Orissa has seen rising tension between Christians and Hindus
The Pope has condemned deadly violence between Hindus and Christians in India's eastern Orissa state, which has claimed at least 11 lives.
During his weekly Vatican address, Pope Benedict XVI said he was "profoundly saddened" and called for communities to try to restore "peaceful coexistence".
The killing of a Hindu leader on Saturday sparked the violence.
Christians have suffered retaliatory attacks, despite police saying Maoist rebels were to blame for the killing.
"I firmly condemn any attack on human life," Pope Benedict told a crowd of pilgrims on Wednesday.
"I express spiritual closeness and solidarity to the brothers and sisters in faith who are being so harshly tested."

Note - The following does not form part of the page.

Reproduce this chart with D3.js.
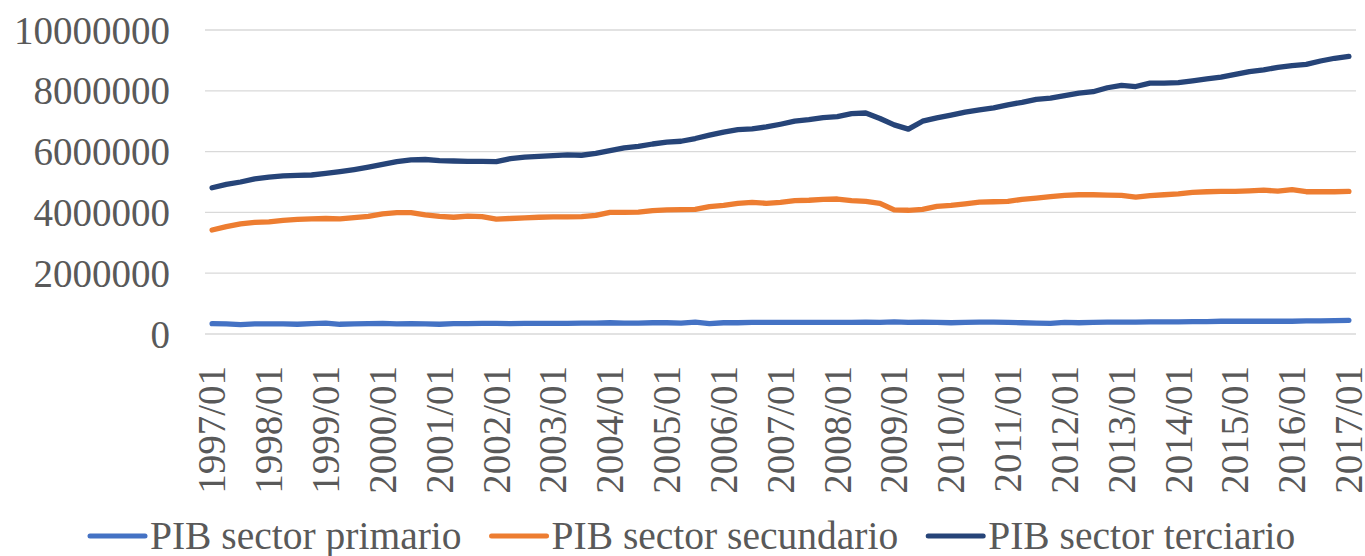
<!DOCTYPE html>
<head>
<meta charset="utf-8">
<style>
  body { margin: 0; background: #fff; }
  svg text { font-family: "Liberation Serif", "Times New Roman", serif; fill: #595959; }
</style>
</head>
<body>
<script src="https://d3js.org/d3.v7.min.js"></script>
<script>
// quarterly GDP by sector, 1997/01 .. 2017/01
var years = d3.range(1997, 2018);
var quarters = [];
years.forEach(function(y) {
	for (var q = 1; q <= 4; q++) {
		if (y === 2017 && q > 1) break;
		quarters.push(y + "/0" + q);
	}
});

var primario = [
	340000, 330000, 310000, 330000, 330000, 330000, 320000, 340000,
	360000, 320000, 330000, 340000, 350000, 330000, 340000, 330000,
	320000, 340000, 340000, 350000, 350000, 340000, 350000, 350000,
	350000, 350000, 360000, 360000, 370000, 360000, 360000, 370000,
	370000, 360000, 390000, 340000, 370000, 370000, 380000, 380000,
	380000, 380000, 380000, 380000, 380000, 380000, 390000, 380000,
	400000, 380000, 390000, 380000, 370000, 380000, 390000, 390000,
	380000, 370000, 360000, 350000, 380000, 370000, 380000, 390000,
	390000, 390000, 400000, 400000, 400000, 410000, 410000, 420000,
	420000, 420000, 420000, 420000, 420000, 430000, 430000, 440000,
	450000
];

var secundario = [
	3420000, 3530000, 3620000, 3670000, 3690000, 3740000, 3770000, 3790000,
	3800000, 3790000, 3830000, 3870000, 3950000, 3990000, 3990000, 3920000,
	3870000, 3840000, 3880000, 3860000, 3780000, 3800000, 3820000, 3840000,
	3850000, 3850000, 3860000, 3900000, 4000000, 4000000, 4010000, 4060000,
	4080000, 4090000, 4100000, 4190000, 4230000, 4300000, 4330000, 4300000,
	4330000, 4390000, 4400000, 4430000, 4440000, 4390000, 4360000, 4300000,
	4080000, 4070000, 4100000, 4200000, 4230000, 4280000, 4340000, 4350000,
	4360000, 4430000, 4470000, 4520000, 4560000, 4580000, 4580000, 4570000,
	4560000, 4500000, 4550000, 4580000, 4610000, 4660000, 4680000, 4690000,
	4690000, 4710000, 4730000, 4700000, 4750000, 4680000, 4680000, 4680000,
	4690000
];

var terciario = [
	4810000, 4920000, 5000000, 5100000, 5160000, 5200000, 5220000, 5230000,
	5280000, 5340000, 5410000, 5490000, 5580000, 5670000, 5730000, 5740000,
	5700000, 5690000, 5680000, 5680000, 5670000, 5770000, 5820000, 5840000,
	5870000, 5890000, 5880000, 5940000, 6030000, 6120000, 6170000, 6250000,
	6310000, 6340000, 6430000, 6540000, 6640000, 6720000, 6750000, 6810000,
	6900000, 7000000, 7050000, 7120000, 7150000, 7250000, 7270000, 7090000,
	6880000, 6740000, 7000000, 7110000, 7200000, 7300000, 7370000, 7440000,
	7540000, 7620000, 7720000, 7760000, 7840000, 7920000, 7970000, 8100000,
	8180000, 8140000, 8250000, 8250000, 8270000, 8330000, 8390000, 8450000,
	8540000, 8630000, 8690000, 8770000, 8830000, 8870000, 8980000, 9070000,
	9130000
];

var seriesNames = ["PIB sector primario", "PIB sector secundario", "PIB sector terciario"];
var seriesColors = ["#4472C4", "#ED7D31", "#264478"];
var yTicks = [0, 2000000, 4000000, 6000000, 8000000, 10000000];

(function() {
	var W = 1365, H = 556,
		plot = {left: 205, right: 1356, top: 30, bottom: 334},
		fontSize = 39;

	var svg = d3.select("body").append("svg")
		.attr("width", W)
		.attr("height", H);

	var sx = d3.scalePoint()
		.domain(quarters)
		.range([plot.left, plot.right])
		.padding(0.5);

	var sy = d3.scaleLinear()
		.domain([0, 10000000])
		.range([plot.bottom, plot.top]);

	// gridlines
	svg.append("g").selectAll("line")
		.data(yTicks)
		.join("line")
		.attr("x1", plot.left)
		.attr("x2", plot.right)
		.attr("y1", function(d) { return sy(d); })
		.attr("y2", function(d) { return sy(d); })
		.attr("stroke", "#d9d9d9")
		.attr("stroke-width", 1.3);

	// y labels
	svg.append("g").selectAll("text")
		.data(yTicks)
		.join("text")
		.attr("x", 170)
		.attr("y", function(d) { return sy(d); })
		.attr("dy", "0.35em")
		.attr("text-anchor", "end")
		.style("font-size", fontSize + "px")
		.text(function(d) { return d; });

	// x labels, one per year
	var xLabels = quarters.filter(function(q) { return q.slice(-2) === "01"; });
	svg.append("g").selectAll("text")
		.data(xLabels)
		.join("text")
		.attr("transform", function(d) { return "translate(" + sx(d) + ",366) rotate(-90)"; })
		.attr("dy", "0.34em")
		.attr("text-anchor", "end")
		.style("font-size", fontSize + "px")
		.text(function(d) { return d; });

	// lines
	var data = [primario, secundario, terciario];
	var line = d3.line()
		.x(function(d, i) { return sx(quarters[i]); })
		.y(function(d) { return sy(d); });

	svg.append("g").selectAll("path")
		.data(data)
		.join("path")
		.attr("d", function(d) { return line(d); })
		.attr("fill", "none")
		.attr("stroke", function(d, i) { return seriesColors[i]; })
		.attr("stroke-width", 5.3)
		.attr("stroke-linejoin", "round")
		.attr("stroke-linecap", "round");

	// legend
	var legend = svg.append("g");
	var items = legend.selectAll("g")
		.data(seriesNames)
		.join("g");
	items.append("line")
		.attr("x1", 0).attr("x2", 55)
		.attr("y1", 0).attr("y2", 0)
		.attr("stroke", function(d, i) { return seriesColors[i]; })
		.attr("stroke-width", 5)
		.attr("stroke-linecap", "round");
	items.append("text")
		.attr("x", 60)
		.attr("y", 13)
		.style("font-size", "39.5px")
		.text(function(d) { return d; });

	var widths = [];
	items.each(function() { widths.push(this.getBBox().width); });
	var gap = 30;
	var xpos = 90;
	items.attr("transform", function(d, i) {
		var t = "translate(" + xpos + ",536)";
		xpos += widths[i] + gap;
		return t;
	});
})();
</script>
</body>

He labelled the death of Swami Laxmanananda Saraswati as "deplorable".
He was shot along with four others in an attack in the Kandhamal district of Orissa.
The Pope used strong language in condemning the violence
Police said Maoist rebels were responsible, but the attack has led to days of rioting between Hindu and Christian communities.
Hindu mobs have burnt down monasteries, churches and an orphanage run by Christians.
Among those killed was a Hindu woman who was working at the orphanage, in the village of Barakhama.
Arson and burning of Christian religious places has continued in Kandhamal, despite a curfew in all major towns.
Three bodies were discovered early on Wednesday in the district, bringing the death toll to 11 since Saturday.
Police have now been ordered to shoot rioters on sight.